Eliminate Background Noise In Your Audio
We have all heard how conversations from noise canceling microphones and headsets sound. While they do help the caller’s voice rise above the clatter, they tend to make voices sound robotic or muffled. Those technologies mainly assume that the loudest sound coming through the microphone is the caller’s voice and that the quieter ones are background noise. To compensate, they simply apply an equalization effect to reduce the volume of the quieter frequencies. Krisp developed a smarter way.
Krisp is using Artificial Intelligence (AI) to recognize the wav form of the caller’s voice and has wav forms of thousands of the more common background noises heard on thousands of hours worth of phone calls. The software matches the sounds to isolate the sound of your voice from the other noises on the call. It really works!
As of the writing of this post (Jan. 18, 2020) this software is only available for computers (Mac & Windows) but not mobile phones. My guess is that the intense processing involved in matching a cacophony of noises to a library of sounds to intelligently isolate your voice in real time is a battery draining process that’s going to require serious optimization. Plus, it would require a lot of storage since all of those sound patterns are stored locally on the device. And, my guess is that developing such an app for phones could be more difficult as a result of different phone manufacturers having their own proprietary onboard audio processing. I hope they have an Android version released soon, I’m sure they do, too, since computer audio is just the tip of the market iceberg.
For myself, the greatest use for this software is for making recordings for podcasts and commercials in my office. My home office is fairly quiet, but my big fat liquid cooled desktop PC still emits a low hum from its cooling fans and spinning hard drive. I’m hoping Krisp can eliminate that hum to save one step in post production. Also, longer recording sessions run greater risk of being interrupted by the racket of a garbage truck driving past the house, or the sound of my family not expecting me to treat the house like a professional sound studio.
The theoretical possibilities for using AI on audio run deeper than eliminating noise from calls and podcast recordings. Once you can isolate the sound of a person’s voice, a specific person’s voice, it seems reasonable to assume that you could someday apply filters to modify that voice. For one thing, suppose you are talking into a cheap headset, but would like to make your voice sound like you are using a much more expensive studio microphone. Maybe the AI will be able someday to recognize the audio characteristics of whatever headset you use and masterfully remix the audio to mimic the characteristics of any of a collection of microphones in its library of filters.
Something else I would like to hear in AI noise reduction software is to cancel the lip smacking, nasal, and breathing noises that result from having a headset microphone placed so close to the mouth.
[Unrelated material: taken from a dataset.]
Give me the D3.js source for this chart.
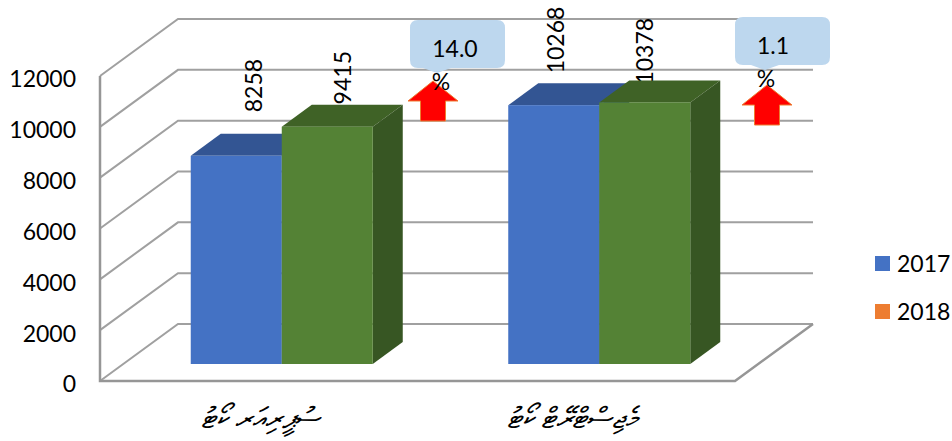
<!DOCTYPE html>
<html><head><meta charset="utf-8">
<script src="https://cdn.jsdelivr.net/npm/d3@7/dist/d3.min.js"></script>
<style>html,body{margin:0;padding:0;background:#fff}svg{display:block}text{font-family:Lato,"Noto Sans",sans-serif;fill:#000}</style>
</head><body><svg id="c" width="952" height="441"></svg>
<script>
const categories = ["ސުޕީރިއަރ ކޯޓު", "މެޖިސްޓްރޭޓް ކޯޓު"];
const seriesNames = ["2017", "2018"];
const values2017 = [8258, 10268];
const values2018 = [9415, 10378];
const changes = ["14.0", "1.1"];
const yTicks = [0, 2000, 4000, 6000, 8000, 10000, 12000];

const svg = d3.select("#c");
const y = d3.scaleLinear().domain([0, 12000]).range([381, 76]);
const barH = d3.scaleLinear().domain([0, 12000]).range([0, 302.5]);
const x = d3.scaleBand().domain(categories).range([100, 735]);
const xs = d3.scaleBand().domain(seriesNames).range([67.75, 249.75]);
const wall = {dx: 78, dy: -57}, barOff = {dx: 23, dy: -17}, depth = {dx: 30, dy: -22};
const gridC = "#a0a0a0";

// walls
const g = svg.append("g").attr("fill", "none").attr("stroke", gridC).attr("stroke-width", 2);
yTicks.forEach(t => {
  const yy = y(t);
  g.append("path").attr("d", d3.line()([[100, yy], [100 + wall.dx, yy + wall.dy], [735 + wall.dx, yy + wall.dy]]));
});
g.append("path").attr("d", d3.line()([[735 + wall.dx, y(0) + wall.dy], [735, y(0)], [100, y(0)], [100, y(12000)]])).attr("stroke", "#969696").attr("stroke-width", 2.5);

// axis
const ax = svg.append("g").attr("transform", "translate(100,3.5)")
  .call(d3.axisLeft(y).tickValues(yTicks).tickSize(0).tickPadding(24).tickFormat(d3.format("d")));
ax.select(".domain").remove();
ax.selectAll("text").style("font-family", 'Lato').style("font-size", "23px").attr("fill", "#000");

// data labels (behind bars)
const rows = [
  {s: seriesNames[0], vals: values2017, ny: [68.5, 63], nx: [16.5, 1.5], c: {f: "#4472C4", t: "#335593", r: "#2f5291"}},
  {s: seriesNames[1], vals: values2018, ny: [47, 49], nx: [14.5, -0.5], c: {f: "#548235", t: "#3f6226", r: "#375623"}}
];
rows.forEach(r => r.vals.forEach((v, i) => {
  const b = x(categories[i]) + xs(r.s) + barOff.dx, w = xs.bandwidth();
  svg.append("text").attr("text-anchor", "middle").attr("dominant-baseline", "central")
    .attr("transform", `translate(${b + w / 2 + r.nx[i]},${y(v) + barOff.dy - r.ny[i]}) rotate(-90)`)
    .style("font-size", "23px").text(v);
}));

// bars
rows.forEach(r => r.vals.forEach((v, i) => {
  const b = x(categories[i]) + xs(r.s) + barOff.dx, w = xs.bandwidth();
  const base = y(0) + barOff.dy, top = base - barH(v);
  const line = d3.line();
  const bg = svg.append("g");
  bg.append("path").attr("fill", r.c.t).attr("d", line([[b, top], [b + depth.dx, top + depth.dy], [b + w + depth.dx, top + depth.dy], [b + w, top]]) + "Z");
  bg.append("path").attr("fill", r.c.r).attr("d", line([[b + w, top], [b + w + depth.dx, top + depth.dy], [b + w + depth.dx, base + depth.dy], [b + w, base]]) + "Z");
  bg.append("rect").attr("x", b).attr("y", top).attr("width", w).attr("height", base - top).attr("fill", r.c.f);
}));

// arrows + callouts
function arrow(tx, ty) {
  const p = [[tx, ty], [tx + 25, ty + 20], [tx + 12.5, ty + 20], [tx + 12.5, ty + 40], [tx - 12.5, ty + 40], [tx - 12.5, ty + 20], [tx - 25, ty + 20]];
  svg.append("path").attr("d", d3.line()(p) + "Z").attr("fill", "#ff0000").attr("stroke", "#ED7D31").attr("stroke-width", 1);
}
function callout(bx, by, tipx, label, labelx, pctx) {
  const bw = 95, bh = 48, r = 8;
  svg.append("path").attr("fill", "#BDD7EE").attr("d",
    `M${bx + r},${by}H${bx + bw - r}Q${bx + bw},${by} ${bx + bw},${by + r}V${by + bh - r}Q${bx + bw},${by + bh} ${bx + bw - r},${by + bh}H${tipx + 14}L${tipx},${by + bh + 5}L${tipx - 14},${by + bh}H${bx + r}Q${bx},${by + bh} ${bx},${by + bh - r}V${by + r}Q${bx},${by} ${bx + r},${by}Z`);
  svg.append("text").attr("x", labelx).attr("y", by + 37).attr("text-anchor", "middle").style("font-size", "23px").text(label);
  svg.append("text").attr("x", pctx).attr("y", by + 70).attr("text-anchor", "middle").style("font-size", "23px").text("%");
}
arrow(433, 81); arrow(767, 85);
callout(410, 20, 437, changes[0], 455, 441);
callout(735, 17, 765, changes[1], 773, 766);

// category labels
const catShift = [2, -4];
categories.forEach((c, i) => {
  svg.append("text").attr("x", x(c) + x.bandwidth() / 2 + catShift[i]).attr("y", 428).attr("text-anchor", "middle").attr("direction", "rtl")
    .style("font-size", "29px").style("font-style", "italic").text(c);
});

// legend
const legendC = d3.scaleOrdinal().domain(seriesNames).range(["#4472C4", "#ED7D31"]);
const ly = d3.scalePoint().domain(seriesNames).range([263.5, 311.5]);
seriesNames.forEach(s => {
  svg.append("rect").attr("x", 875).attr("y", ly(s) - 7.5).attr("width", 15).attr("height", 15).attr("fill", legendC(s));
  svg.append("text").attr("x", 897).attr("y", ly(s) + 8).style("font-size", "23px").text(s);
});
</script></body></html>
When we talk to people around us, we rarely notice those juicy or windy noises. They don’t sound natural. If the person’s mouth was an inch away from your ear, aside from the situation being either really intimate or weird, you would notice that they sound different. AI should be capable of recognizing such unnatural audio characteristics to make it sound like you invested a lot more in your sound studio equipment than you actually did.
Here’s a wish list of improvements I hope to see in Krisp:
- Apply it to post-production recordings through Audacity
- Microphone swap filters – make my $30 Plantronics headset sound like a $500 studio mic with a pop filter.